* WHAT YOU WILL DO
In the material below, please retype the lines from the very first through the one with "1, 2, 3, 4, 5]", exactly and without pictures.

* INFORMATION PROVIDED
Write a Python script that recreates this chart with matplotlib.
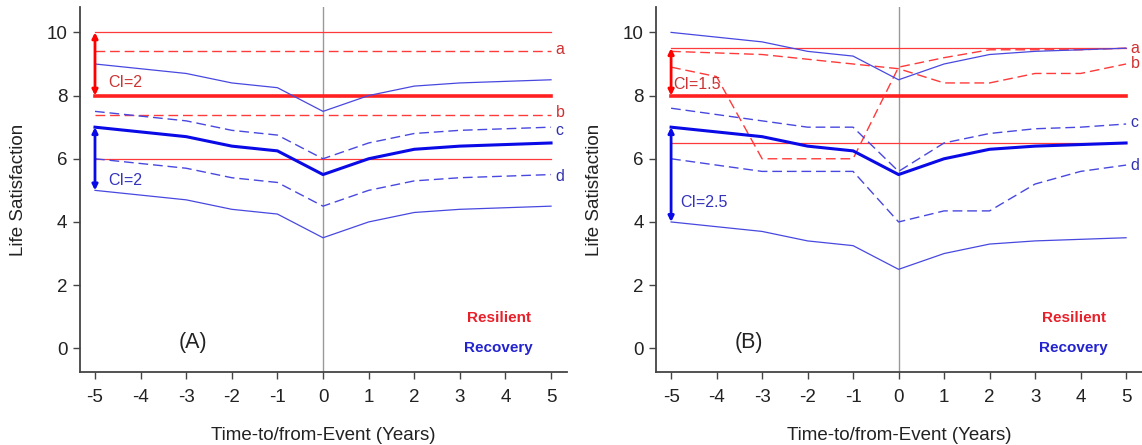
import numpy as np
import matplotlib
matplotlib.use('Agg')
import matplotlib.pyplot as plt

matplotlib.rcParams.update({'font.family': ['Liberation Sans', 'DejaVu Sans'], 'font.size': 12,
                            'axes.unicode_minus': False})

years = [-5, -4, -3, -2, -1, 0, 1, 2, 3, 4, 5]

# panel A
a_res_mean = 8.0
a_res_band = [6.0, 10.0]
a_res_dash = {'a': 9.4, 'b': 7.4}
a_rec_mean = [7.0, 6.85, 6.7, 6.4, 6.25, 5.5, 6.0, 6.3, 6.4, 6.45, 6.5]
a_rec_hi = [9.0, 8.85, 8.7, 8.4, 8.25, 7.5, 8.0, 8.3, 8.4, 8.45, 8.5]
a_rec_lo = [5.0, 4.85, 4.7, 4.4, 4.25, 3.5, 4.0, 4.3, 4.4, 4.45, 4.5]
a_rec_c = [7.5, 7.35, 7.2, 6.9, 6.75, 6.0, 6.5, 6.8, 6.9, 6.95, 7.0]
a_rec_d = [6.0, 5.85, 5.7, 5.4, 5.25, 4.5, 5.0, 5.3, 5.4, 5.45, 5.5]

# panel B
b_res_mean = 8.0
b_res_band = [6.5, 9.5]
b_res_a = [8.9, 8.6, 6.0, 6.0, 6.0, 8.9, 9.2, 9.45, 9.45, 9.45, 9.5]
b_res_b = [9.4, 9.35, 9.3, 9.15, 9.0, 8.85, 8.4, 8.4, 8.7, 8.7, 9.0]
b_rec_mean = [7.0, 6.85, 6.7, 6.4, 6.25, 5.5, 6.0, 6.3, 6.4, 6.45, 6.5]
b_rec_hi = [10.0, 9.85, 9.7, 9.4, 9.25, 8.5, 9.0, 9.3, 9.4, 9.45, 9.5]
b_rec_lo = [4.0, 3.85, 3.7, 3.4, 3.25, 2.5, 3.0, 3.3, 3.4, 3.45, 3.5]
b_rec_c = [7.6, 7.4, 7.2, 7.0, 7.0, 5.6, 6.5, 6.8, 6.95, 7.0, 7.1]
b_rec_d = [6.0, 5.8, 5.6, 5.6, 5.6, 4.0, 4.35, 4.35, 5.2, 5.6, 5.8]

RED = '#ff2020'
THINRED = '#ff3a3a'
BLUE = '#4848e0'
DBLUE = '#0a0ae6'
DASH = (0, (7, 3.5))


def style(ax, letter):
    ax.set_xlim(-5.33, 5.35)
    ax.set_ylim(-0.75, 10.8)
    ax.set_xticks(range(-5, 6))
    ax.set_yticks([0, 2, 4, 6, 8, 10])
    for s in ['top', 'right']:
        ax.spines[s].set_visible(False)
    for s in ['left', 'bottom']:
        ax.spines[s].set_color('#444444')
        ax.spines[s].set_linewidth(1.3)
    ax.tick_params(direction='out', length=5, width=1, color='#444444', labelsize=13.5,
                   labelcolor='#222222', pad=4)
    ax.tick_params(axis='x', pad=7)
    ax.axvline(0, color='#999999', lw=1, zorder=1)
    ax.set_xlabel('Time-to/from-Event (Years)', fontsize=13.5, labelpad=15, color='#222222')
    ax.set_ylabel('Life Satisfaction', fontsize=13.5, labelpad=14, color='#222222')
    ax.text(-3.3 if letter == 'B' else -2.85, 0.2, '(%s)' % letter, fontsize=15.5, ha='center', va='center',
            color='#222222')
    ax.text(3.85, 0.95, 'Resilient', color='#e8202a', fontsize=11, fontweight='bold', ha='center', va='center')
    ax.text(3.85, 0.02, 'Recovery', color='#2323d0', fontsize=11, fontweight='bold', ha='center', va='center')


def arrow(ax, y0, y1, color):
    ax.annotate('', xy=(-5, y1), xytext=(-5, y0),
                arrowprops=dict(arrowstyle='<|-|>', color=color, lw=2, mutation_scale=8,
                                shrinkA=0, shrinkB=0), zorder=5)


fig = plt.figure(figsize=(11.42, 4.45), dpi=100)
axA = fig.add_axes([0.070, 0.164, 0.4265, 0.82])
axB = fig.add_axes([0.5745, 0.164, 0.4255, 0.82])

# ---- panel A
ax = axA
ax.plot([-5, 5], [a_res_mean] * 2, color=RED, lw=2.6)
for v in a_res_band:
    ax.plot([-5, 5], [v] * 2, color=THINRED, lw=0.9)
for k, v in a_res_dash.items():
    ax.plot([-5, 5], [v] * 2, color=THINRED, lw=1, ls=DASH)
    ax.text(5.1, v + 0.05, k, color='#d03030', fontsize=11.5, va='center')
ax.plot(years, a_rec_mean, color=DBLUE, lw=2.2)
ax.plot(years, a_rec_hi, color=BLUE, lw=0.9)
ax.plot(years, a_rec_lo, color=BLUE, lw=0.9)
ax.plot(years, a_rec_c, color=BLUE, lw=1, ls=DASH)
ax.plot(years, a_rec_d, color=BLUE, lw=1, ls=DASH)
ax.text(5.1, a_rec_c[-1] - 0.1, 'c', color='#3030b0', fontsize=11.5, va='center')
ax.text(5.1, a_rec_d[-1] - 0.05, 'd', color='#3030b0', fontsize=11.5, va='center')
arrow(ax, a_res_mean, a_res_band[1], 'red')
arrow(ax, a_rec_mean[0], a_rec_lo[0], DBLUE)
ax.text(-4.72, 8.4, 'CI=2', color='#cc3333', fontsize=11.5, va='center')
ax.text(-4.72, 5.3, 'CI=2', color='#3333bb', fontsize=11.5, va='center')
style(ax, 'A')

# ---- panel B
ax = axB
ax.plot([-5, 5], [b_res_mean] * 2, color=RED, lw=2.6)
for v in b_res_band:
    ax.plot([-5, 5], [v] * 2, color=THINRED, lw=0.9)
ax.plot(years, b_res_a, color=THINRED, lw=1, ls=DASH)
ax.plot(years, b_res_b, color=THINRED, lw=1, ls=DASH)
ax.text(5.1, 9.5, 'a', color='#d03030', fontsize=11.5, va='center')
ax.text(5.1, 9.0, 'b', color='#d03030', fontsize=11.5, va='center')
ax.plot(years, b_rec_mean, color=DBLUE, lw=2.2)
ax.plot(years, b_rec_hi, color=BLUE, lw=0.9)
ax.plot(years, b_rec_lo, color=BLUE, lw=0.9)
ax.plot(years, b_rec_c, color=BLUE, lw=1, ls=DASH)
ax.plot(years, b_rec_d, color=BLUE, lw=1, ls=DASH)
ax.text(5.1, 7.15, 'c', color='#3030b0', fontsize=11.5, va='center')
ax.text(5.1, 5.8, 'd', color='#3030b0', fontsize=11.5, va='center')
arrow(ax, b_res_mean, b_res_band[1], 'red')
arrow(ax, b_rec_mean[0], b_rec_lo[0], DBLUE)
ax.text(-4.95, 8.35, 'CI=1.5', color='#cc3333', fontsize=11.5, va='center')
ax.text(-4.8, 4.6, 'CI=2.5', color='#3333bb', fontsize=11.5, va='center')
style(ax, 'B')
for t in ax.texts:
    t.set_clip_on(False)

fig.savefig('out.png', dpi=100)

* EXERCISE RESULT
Write a Python script that recreates this chart with matplotlib.
import numpy as np
import matplotlib
matplotlib.use('Agg')
import matplotlib.pyplot as plt

matplotlib.rcParams.update({'font.family': ['Liberation Sans', 'DejaVu Sans'], 'font.size': 12,
                            'axes.unicode_minus': False})

years = [-5, -4, -3, -2, -1, 0, 1, 2, 3, 4, 5]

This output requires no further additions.